I got that point proven to me again on the weekend.
I played hockey for the first time in two years on Sunday, a tournament that demanded three games in a day out of me. I survived.
My team was made up of work colleagues. It's an annual ritual, one I missed last year on account of being in Mexico, that features teams from various media outlets in Toronto. Some teams take it more seriously than others. There was much scuttlebutt around the glass that the Toronto Star was liberally peppered with ringers. When we watched CTV and the National Post play before our first game, it was a sign of how the higher-rent teams handled themselves. They were both pretty good for a couple of pickup squads.

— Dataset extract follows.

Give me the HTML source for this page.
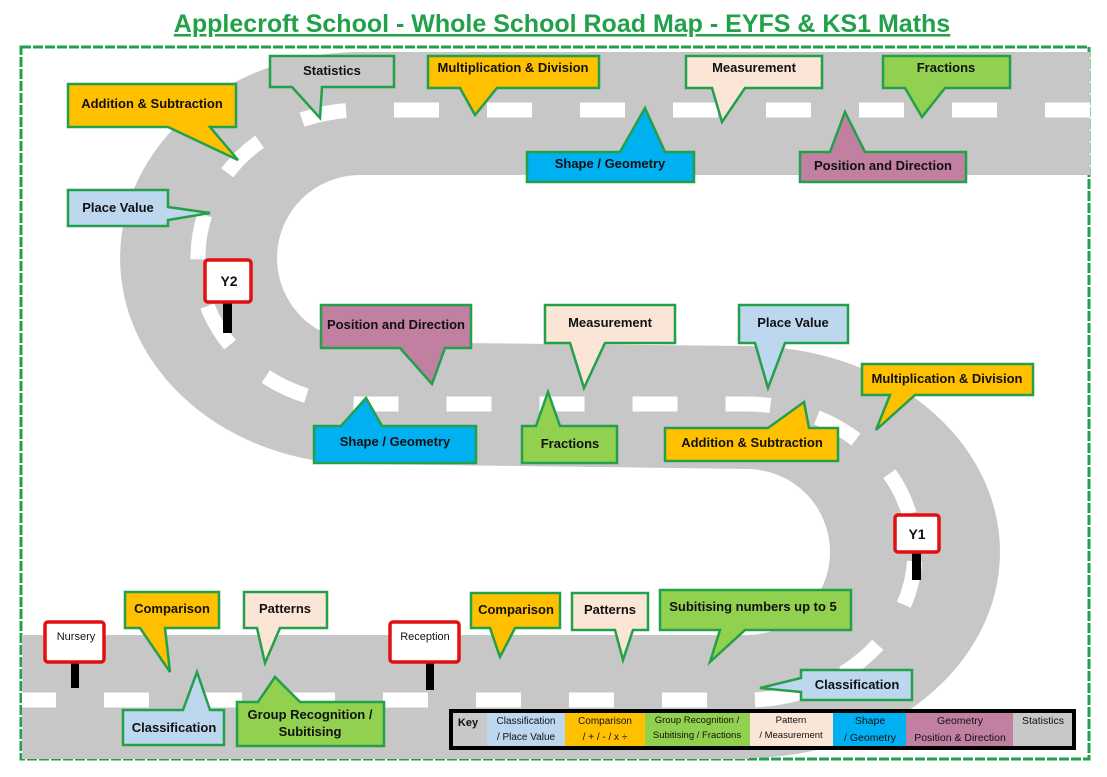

I used to play a couple of times a week, but it's been about three years since I've played regularly. I am fast approaching the age when it is increasingly difficult to just go out and play and not make an ass of yourself. No amount of knowledge, training, experience or even skill can compensate for a body that can no longer respond. Happily, that was not my entire experience.
I am slower, I am not as strong as I used to be and my vision is not as sharp. But since a good proportion of my teammates are similarly aging, we're all getting slower together. It's all relative.
The goal in my first game was not to embarrass myself and in that I was successful. I took all the necessary middle-aged precautions: Advil BEFORE taking the ice, a deliberate warmup, a bit of time with the puck on my stick just to remember how it felt. It felt good, even if kept sliding from my control like a drop of mercury on a piece of paper. And to skate again was a delight. I skate well, if a bit stiffly, I can still turn to the left and the right and stop without falling down.
But in pickup hockey, the difference between being a hole-filler and useful to your team tends to come down to speed and conditioning. Good puck handling is a bonus. Speed allows you to cover the ice: attack and defend. Conditioning allows you to do it for more than the first shift. I was pretty much resigned to the fact my puck handling would suck. Two years of rust will see to that.
My speed is not what it once was, so my ability to play in both ends was limited. But my conditioning, which is pretty good, let me be more-or-less in the right position most of the day.
We lost our first game in overtime and won our second in a shootout. By the time we got to our third game we'd all learned each others names and were playing on regular lines.
As the games unfolded, I noticed something: my hockey brain and hockey body were beginning to get reacquainted. It's the small things, taking a pass and moving the puck ahead quickly while pivoting 90 degrees and keeping your head up. Seeing the player you're supposed to check and staying on top of him. Finding yourself in open ice in a position to take a pass for a shot. It's a kind of muscle memory that was shaken loose through repetition.
We played the Post in our last game. I'd seen them play twice. They lost their first game in a shootout to CTV and they creamed CP in their second game. I watched a bit of their second game and it was obvious that a number of their players were familiar to one another. They moved the puck easily, wingers stayed in their lanes and backchecked. Defencemen didn't pinch in unless they knew they had a play. Against us, the game was over pretty quickly. I think it finished 7-1. Even though we were being thoroughly trounced, I actually felt pretty good. First of all my lungs weren't burning, neither were my legs. The running held me in good stead there. And the game started to slow down a bit. I wasn't handling the puck like it was a hand grenade. When it was over, I was pleased. My modest pickup hockey career is not over.
I got something else out of my day's exercise: a renewed appreciation for the pro game. The playoff games were on the TVs in the arena restaurant, and I was glued to the Rangers and Devils as I sipped a Coke after our second game. It seemed faster to me, the skill level beyond anything I had seen. Then came the subtle things; the footwork, close passing, the positioning, the use of the body. The scrums along the boards made sense, so did the cycling the in offensive end. And the routine failures of the greatest players in the world, the shots that went wide, the missed passes, the players out of position. A much faster, skilled and vastly better compensated version of our little tourney. And games that end with the same sorts of scores, 4-3, 3-2, and 7-1.
It's all relative. They play at their pace, we play at ours. The pleasure I take in playing with my peers lets me to appreciate the pros' skills all the more. (You just have to watch one of these guys going slowly to see what I mean. Watch the Alexei Kovalev stickhandling exhibition on U-Tube and you get the picture. Pros live in another universe, George Plimpton notwithstanding.)
It's a reminder, a happy reminder, that when you play the sport, you are not just a fan. You are part of it. You might not make a living doing it, but you're a big reason why the game lives in the first place. Take away the weekend hackers like us, and you starve the roots that let the pro game flourish. Why is it hard to sell hockey in Nashville? Not because the game is bad, but because there are not enough people like us, the ones who drag their gear to the rink, hit a clean sheet of ice and share the magic.